One of the wallet’s designers publicly suggested last year that the application should be shut down due to controversies that surrounded its rollout.
Under commitments tied to the IMF arrangement, El Salvador agreed to reduce public sector involvement in Bitcoin-related activities.
In March, the IMF formally requested that the country cease accumulating Bitcoin through purchases and mining and to dismantle public structures used to acquire digital assets.
The Fund later said El Salvador has started to meet those commitments, including initiating a full phase-out of the Chivo wallet.
Despite these measures, several private-sector Bitcoin wallets are expected to continue operating within the country.
When the IMF loan was finalized, Stacy Herbert, director of El Salvador’s national Bitcoin office, said Chivo’s role would change, but private wallet providers would continue to serve users.
Bitcoin accumulation remains a point of tension
Bitcoin policy remains a central source of friction between El Salvador and the IMF.
The Fund has repeatedly warned that Bitcoin’s price volatility poses risks to public finances and has pushed for limits on government exposure.

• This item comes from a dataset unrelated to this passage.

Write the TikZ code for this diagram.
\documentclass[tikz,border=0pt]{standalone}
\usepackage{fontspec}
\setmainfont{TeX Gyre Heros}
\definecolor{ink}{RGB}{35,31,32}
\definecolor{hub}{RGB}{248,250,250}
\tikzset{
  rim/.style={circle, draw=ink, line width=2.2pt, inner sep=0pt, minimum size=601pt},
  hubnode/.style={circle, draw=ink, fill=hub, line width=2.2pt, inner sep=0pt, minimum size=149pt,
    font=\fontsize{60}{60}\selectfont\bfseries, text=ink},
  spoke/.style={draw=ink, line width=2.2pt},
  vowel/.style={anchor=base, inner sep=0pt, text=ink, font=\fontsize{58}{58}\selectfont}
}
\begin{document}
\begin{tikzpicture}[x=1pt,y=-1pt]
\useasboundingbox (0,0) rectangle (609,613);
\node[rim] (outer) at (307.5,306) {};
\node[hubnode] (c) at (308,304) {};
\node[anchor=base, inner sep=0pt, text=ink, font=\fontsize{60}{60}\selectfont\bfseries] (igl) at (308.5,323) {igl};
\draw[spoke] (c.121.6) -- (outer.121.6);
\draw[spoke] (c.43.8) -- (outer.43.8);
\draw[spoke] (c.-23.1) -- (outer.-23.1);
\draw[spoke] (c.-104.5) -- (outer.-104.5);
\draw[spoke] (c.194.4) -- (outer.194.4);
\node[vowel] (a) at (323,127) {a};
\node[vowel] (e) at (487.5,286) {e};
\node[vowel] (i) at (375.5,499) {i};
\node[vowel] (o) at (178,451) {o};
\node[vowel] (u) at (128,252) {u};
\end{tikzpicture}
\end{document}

Nonetheless, El Salvador continues to report ongoing Bitcoin purchases.
Official disclosures show the country added 1,098 Bitcoin last month, valued at nearly $100 million at the time.

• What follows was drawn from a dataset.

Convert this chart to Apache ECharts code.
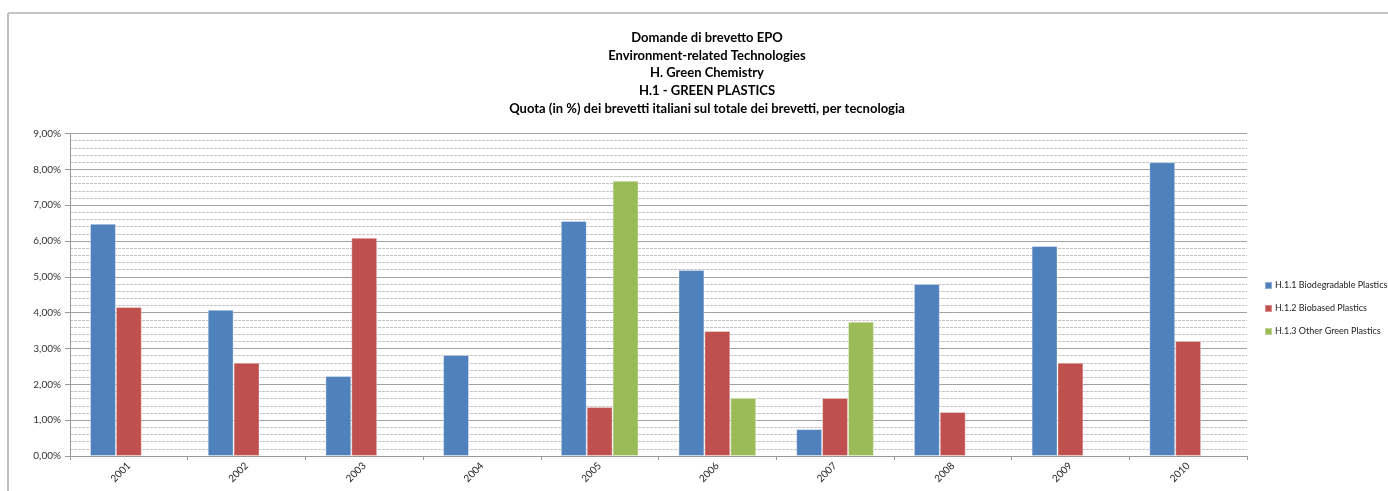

Data published by El Salvador’s Bitcoin office indicate holdings of about 7,509 BTC, with purchases continuing on a daily basis even amid sharp market swings.
In May, the IMF reiterated that it would “continue to work” to ensure El Salvador does not accumulate additional Bitcoin reserves.
President Nayib Bukele has publicly refused to halt purchases, stating in March that the policy will continue regardless of external pressure.
IMF praises economic performance
Despite ongoing concerns about Bitcoin, the IMF maintains a positive view of El Salvador’s broader economic performance.
The Fund says economic expansion has exceeded expectations, with real GDP growth forecast at about 4% this year and strong prospects for the coming year.
The IMF also notes that fiscal targets remain on track, foreign exchange reserves continue to rise, and domestic borrowing has declined.
Structural reforms have advanced, including new bank stability legislation, adoption of Basel III standards, and updated anti-money laundering rules.
The IMF states it will keep working closely with Salvadoran authorities to secure a staff-level agreement to complete the second EFF review, underscoring that—even as macroeconomic prospects improve—Bitcoin-related risks will remain under close scrutiny.